L’album a également été fortement influencé par le temps passé par les Fab Four en Inde, où ils pratiquaient la méditation transcendantale avec Maharishi Mahesh Yogi. « La plupart de cette session a été écrite à la guitare parce que nous étions en Inde et n’avions que nos guitares là-bas », se souvient Lennon. « Elles ont une sensation différente. Le piano me manquait un peu parce qu’on écrit différemment. Mon jeu de piano est encore pire que celui de la guitare. Je sais à peine quels sont les accords, donc c’est bien d’avoir une palette un peu limitée, heh heh. »
Dans une interview accordée à Rolling Stone, il a poursuivi en s’en prenant au disque préféré des Beatles de Paul, Sgt. Pepper : « Je l’ai toujours préféré à tous les autres albums, y compris Pepper, parce que je pensais que la musique était meilleure. Le mythe de Pepper est plus fort, mais la musique de l’album blanc est de loin supérieure, je pense. »

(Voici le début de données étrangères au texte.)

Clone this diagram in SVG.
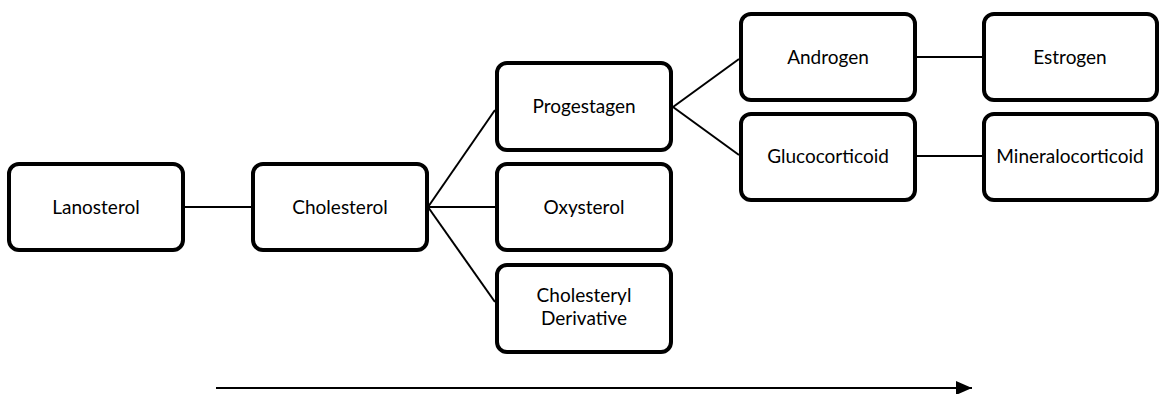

Pour Paul McCartney, l’album représente une période difficile pour le groupe. Ringo étant parti pendant l’enregistrement, on peut souvent le considérer comme le début de la fin. Il a déclaré : « L’album blanc était l’album de tension. Nous étions tous en plein milieu de l’ambiance psychédélique, ou nous en sortions tout juste. Dans tous les cas, c’était bizarre. Nous n’avions jamais enregistré auparavant avec des lits dans le studio et des gens qui nous rendaient visite pendant des heures, des réunions d’affaires et tout ça. Il y avait beaucoup de frictions. C’était l’expérience la plus étrange parce que nous étions sur le point de nous séparer – c’était tendu en soi. »
Alors, The White Album ou Sgt. Pepper, John Lennon ou Paul McCartney ? The White Album peut être considéré à juste titre comme l’« album de tension », mais c’est précisément pour cette raison que Lennon l’aimait.